Governor of Nuevo Reino de León
- In office 1588–1610
- Preceded by: Luis de Carabajal y Cueva
- Succeeded by: Diego de Montemayor "el Mozo"

Personal details
- Born: c. 1530 Málaga, Granada, Crown of Castile
- Died: 1610 (aged 79–80) Monterrey, New Kingdom of León, Viceroyalty of New Spain (now Nuevo León, Mexico)
- Spouse(s): Inés Rodríguez María de Esquivel Juana Porcallo y de la Cerda
- Children: Diego de Montemayor "el Mozo" Estefanía de Montemayor Inés Rodríguez de Montemayor

= Diego de Montemayor =

Spanish conquistador and governor

Diego de Montemayor (c. 1530 - 1611) was a Spanish conquistador, explorer, officer, and the governor of Nuevo Reino de León.

==Early life==
Historians dispute his date of birth, place of birth, and the identity of his parents. However, Antonio Morales Goméz and Carlos Pérez Maldonado have stated, without proving it, that Montemayor was born in the year 1530. In the Catalogo de Pasajeros a Indias, a certain "Diego de Montemayor" appears to have sailed toward New Spain from Sevilla, he is described to be a resident of Málaga, son of Juan de Montemayor and Mayor Hernández, and the husband of Inés Rodríguez.

==Founding of Monterrey==
Montemayor is credited with the founding of Monterrey, the capital of the northeastern Mexican state of Nuevo León, on September 20, 1596. The establishment was officially called Ciudad Metropolitana de Nuestra Señora de Monterrey ("Metropolitan City of Our Lady of Monterrey," partly to curry favor from the Viceroy of the time, the Gaspar de Zúñiga y Acevedo, Count of Monterrey. Montemayor's founding was the third effort. The two previous ones bore the names Santa Lucia and San Luis Rey de Francia and were headed by Alberto del Canto, the future arch-enemy of Montemayor, and the second by Luis de Carabajal y Cueva. Montemayor brought forty people with him from Saltillo to populate Monterrey; nine married couples, three men without families, fourteen boys, four girls, and one Indian named Domingo Manuel.

==Personal life==
Montemayor served as governor of Nuevo León from 1588 to 1610 after he reconquered the province. He may have been married three times. His probable first wife was Inez Rodríguez, who came with him from Spain to the New World in 1548; then second María de Esquivel, and third Juana Porcalla de la Cerda. Montemayor had three children, one from each of his wives. His children were Inez, Diego, and Estefanía.

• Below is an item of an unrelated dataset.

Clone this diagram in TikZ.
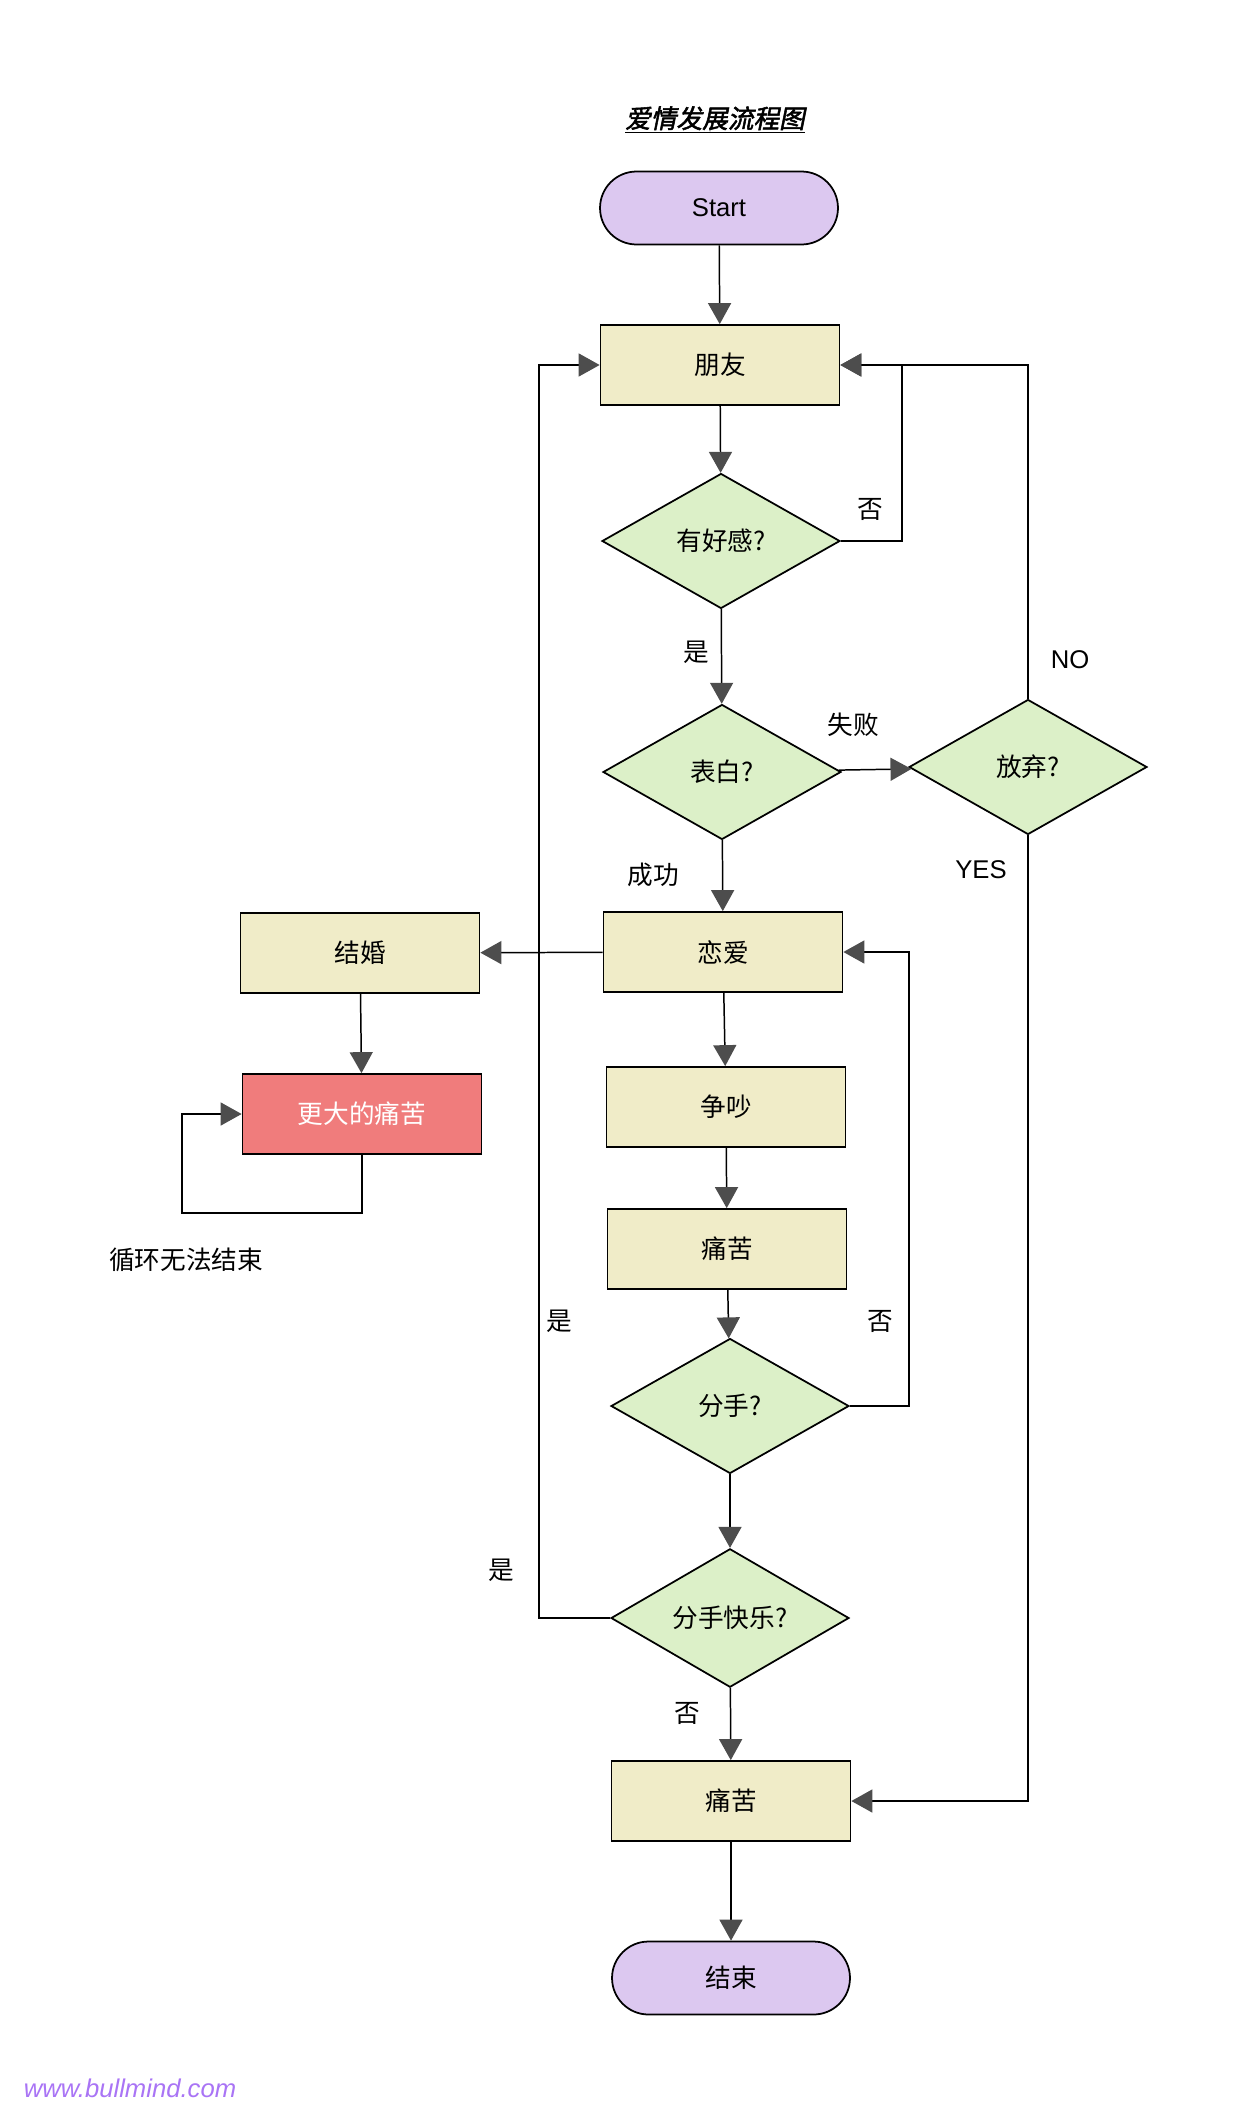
\documentclass[tikz,border=0pt]{standalone}
\usepackage{fontspec}
\usepackage{xcolor}
\usepackage{tikz}
\usetikzlibrary{shapes.geometric, arrows.meta, positioning}

\newfontfamily\cjk{Noto Sans CJK SC}
\newfontfamily\cjktitle{Noto Sans CJK SC}[FakeSlant=0.2, FakeBold=2]
\newfontfamily\latin{Liberation Sans}
\newcommand{\labelsize}{\fontsize{14.6}{17}\selectfont}

\definecolor{termfill}{HTML}{DCC8F0}
\definecolor{boxfill}{HTML}{F0ECC8}
\definecolor{decfill}{HTML}{DCF0C8}
\definecolor{painfill}{HTML}{F07C7C}
\definecolor{arrowgray}{HTML}{4D4D4D}
\definecolor{webpurple}{HTML}{A974F5}

\begin{document}
\begin{tikzpicture}[x=0.02cm, y=-0.02cm,
    >={Triangle[length=0.42cm, width=0.46cm, color=arrowgray]},
    every node/.style={font=\cjk\labelsize},
    terminal/.style={draw, line width=1pt, fill=termfill, rounded corners=0.73cm,
        minimum width=4.76cm, minimum height=1.46cm},
    box/.style={draw, line width=1pt, fill=boxfill, minimum width=4.78cm, minimum height=1.6cm},
    decision/.style={draw, diamond, line width=1pt, fill=decfill, inner sep=0pt,
        minimum width=4.76cm, minimum height=2.7cm},
    flow/.style={->, line width=0.85pt}]
    \useasboundingbox (0,0) rectangle (1247,2116);

    % Título
    \node[font=\cjktitle\labelsize] (title) at (715,120) {\underline{爱情发展流程图}};

    % Cajas y decisiones
    \node[terminal, font=\latin\labelsize] (start) at (719,208) {Start};
    \node[box] (friend) at (720,365) {朋友};
    \node[decision] (like) at (721,541) {有好感?};
    \node[decision] (confess) at (722,772) {表白?};
    \node[decision] (giveup) at (1028,767) {放弃?};
    \node[box] (love) at (723,952) {恋爱};
    \node[box] (marry) at (360,953) {结婚};
    \node[box, fill=painfill, text=white] (bigpain) at (362,1114) {更大的痛苦};
    \node[box] (quarrel) at (726,1107) {争吵};
    \node[box] (pain) at (727,1249) {痛苦};
    \node[decision] (split) at (730,1406) {分手?};
    \node[decision] (happy) at (730,1618) {分手快乐?};
    \node[box] (pain2) at (731,1801) {痛苦};
    \node[terminal] (finish) at (731,1978) {结束};

    % Flechas principales
    \draw[flow] (start) -- (friend);
    \draw[flow] (friend) -- (like);
    \draw[flow] (like) -- (confess);
    \draw[flow] (confess) -- (giveup);
    \draw[flow] (confess) -- (love);
    \draw[flow] (love) -- (marry);
    \draw[flow] (marry) -- (bigpain);
    \draw[flow] (love) -- (quarrel);
    \draw[flow] (quarrel) -- (pain);
    \draw[flow] (pain) -- (split);
    \draw[flow] (split) -- (happy);
    \draw[flow] (happy) -- (pain2);
    \draw[flow] (pain2) -- (finish);

    % Vueltas atrás
    \draw[flow] (like.east) -- ++(61,0) |- (friend.east);
    \draw[flow] (giveup.north) |- (friend.east);
    \draw[flow] (giveup.south) |- (pain2.east);
    \draw[flow] (split.east) -- ++(59,0) |- (love.east);
    \draw[flow] (happy.west) -- ++(-71,0) |- (friend.west);
    \coordinate (loopturn) at (182,1213);
    \draw[flow] (bigpain.south) |- (loopturn) |- (bigpain.west);

    % Etiquetas
    \node (no1) at (870,509) {否};
    \node (yes1) at (696,652) {是};
    \node (fail) at (853,725) {失败};
    \node[font=\latin\labelsize] (nolabel) at (1070,660) {NO};
    \node[font=\latin\labelsize] (yeslabel) at (981,870) {YES};
    \node (success) at (653,875) {成功};
    \node (loopnote) at (186,1260) {循环无法结束};
    \node (yes2) at (559,1321) {是};
    \node (no2) at (880,1321) {否};
    \node (yes3) at (501,1570) {是};
    \node (no3) at (687,1713) {否};
    \node[font=\latin\itshape\labelsize, text=webpurple] (site) at (130,2088) {www.bullmind.com};
\end{tikzpicture}
\end{document}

During the Chichimeca War in 1550, Montemayor was often away from his third wife, Juana Porcallo de la Cerda, and her attention soon focused on Alberto del Canto, only a few years her elder. When Montemayor later confronted her about the ongoing affair, an argument ensued, he drew his sword and killed her. Montemayor fled into the wilderness to the north, but was eventually cleared of all charges (perhaps because a law at the time allowed a man to kill his unfaithful wife). His daughter with Juana Porcallo, Estefanía, later married Alberto del Canto and had three children with him, though the two separated in 1596. Estefanía moved back to Monterrey with her father, and her children took the last name of Montemayor. Montemayor never met his vow to kill Alberto del Canto.

He died about 1611 in Monterrey, and is believed to be buried in the place where the Convento de San Francisco previously was, in the city of Monterrey.